No culling of subeditorial staff, no mass redundancies of newsroom personnel, has grieved me quite as much as the latest casualty of Lachlan Murdoch’s Channel Ten purges: Video Hits.

The venerable music video program, which airs on Saturday and Sunday mornings and was first seen in February 1987, is the second longest running music TV show in the world; the longest running is the Eurovision Song Contest. (Rage premiered in April 1987.)

I was among the many Australians whose childhoods it shaped — not to mention my teenage years and my hungover early adulthood. I’d ritualistically ensconce myself on the couch with a cup of tea, commentating on the chart parade with family, friends and housemates. Being a Stock, Aitken and Waterman loyalist, I remember feeling enraged when Tracy Chapman’s terrible dirge Fast Car and Crowded House’s sooky Better Be Home Soon overtook Kylie Minogue in the charts.

More recently, I recall the rich comedy of Australian pop videos, which spanned Shannon Noll’s 1982 rural panto Drive, the nutty backing dancers in Christine Anu’s Party, Human Nature’s “little man, big hair” N*SYNC clone He Don’t Love You, and Guy Sebastian as the world’s least convincing playa in Out With My Baby.

Video Hits has been criticised for broadcasting obscene or misogynist lyrics and scantily clad women mechanically gyrating and pouting to signal s-xual availability. When a Gold Coast property developer was criticised this February for using bikini models in an advertising video, its agents defended themselves by saying: “My kids can get up and watch far worse on Video Hits every weekend.”

However, unlike Rage, or pay-TV’s Channel V and MTV, Video Hits actually edits its videos in line with its PG rating. In 2009 the show was forced to ban Lady Gaga’s Love Game video (that’s the one about taking a ride on her disco stick); it also didn’t screen My Humps by the Black Eyed Peas.

Historically, Video Hits was also one of the limited ways kids could explore their musical tastes in the pre-internet era. Unless you had an older sibling or hip friend, or dared parley with the intimidating punks staffing local record shops, you learned about music from Video Hits, as well as Rage, Smash Hits and TV Hits magazines, and commercial radio top 40 countdowns including Barry Bissell’s Take 40 Australia and Shadoe Stevens’s American Top 40.

And according to Ten’s director of programming, David Mott, that’s precisely the reason Video Hits has to go now. “Music and how people listen to it, watch it and enjoy it has changed dramatically in last few years and now is the perfect time for the institution that is Video Hits to sign off,” Mott said in a statement.

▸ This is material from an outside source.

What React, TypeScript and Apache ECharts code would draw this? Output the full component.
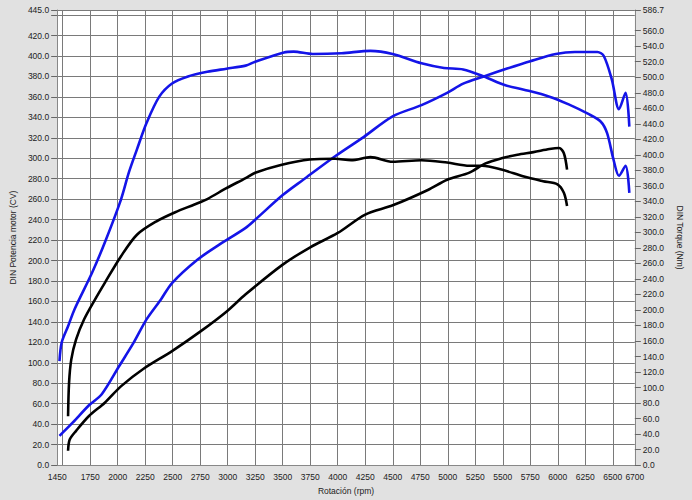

But for me, Video Hits took a fatal wrong turn when it tried to evolve. Unlike Rage, which has never erred from just playing the damn clips, Video Hits tried to diversify — producing compilation albums, live gigs, tours and interviews. In 2004 it instituted hosts — Australian Idol rejects Axle Whitehead and Kelly Cavuoto — which basically ruined everything. It was excruciating to watch them attempt to ingratiate themselves with a parade of obviously ill at ease touring acts.

Both Whitehead and Cavuoto were sacked after ill-judged behaviour at awards shows. Cavuoto got her marching orders in 2005 after rude, drunken comments about Guy Sebastian at the Nickelodeon Kids’ Choice Awards, while Whitehead was booted in 2006 after exposing himself onstage at the ARIA Awards.

Crikey wonders if the much more professional Faustina “Fuzzy” Agolley, who stepped into Whitehead’s role, sensed the impending axing. In an interview with The Saturday Age published last week, she said: “I have a strong desire to go overseas … I would like to produce and work in documentaries. I’ve had a couple of offers.”

Her co-host, Dylan Lewis, has experience being axed from weekend music television, having fronted the ABC’s Recovery in the ’90s. Many people who fondly recall that show’s anarchic moments, such as the Jon Spencer Blues Explosion rampaging through the studio, have called for Lewis to revive Recovery.

But let’s face it, you guys. That moment is gone. Lewis used to have spiky hair and piercings, and perform in a funk band called the Brown Hornet. Now he wears little wire-rimmed glasses, and the yoofful energy that used to go into Recovery is now being channelled into Triple J’s array of inoffensively cheeky and suspiciously venerable presenters.

The final Video Hits will air on August 6. Thankfully, Rage continues. RAAA-AGE! Rage.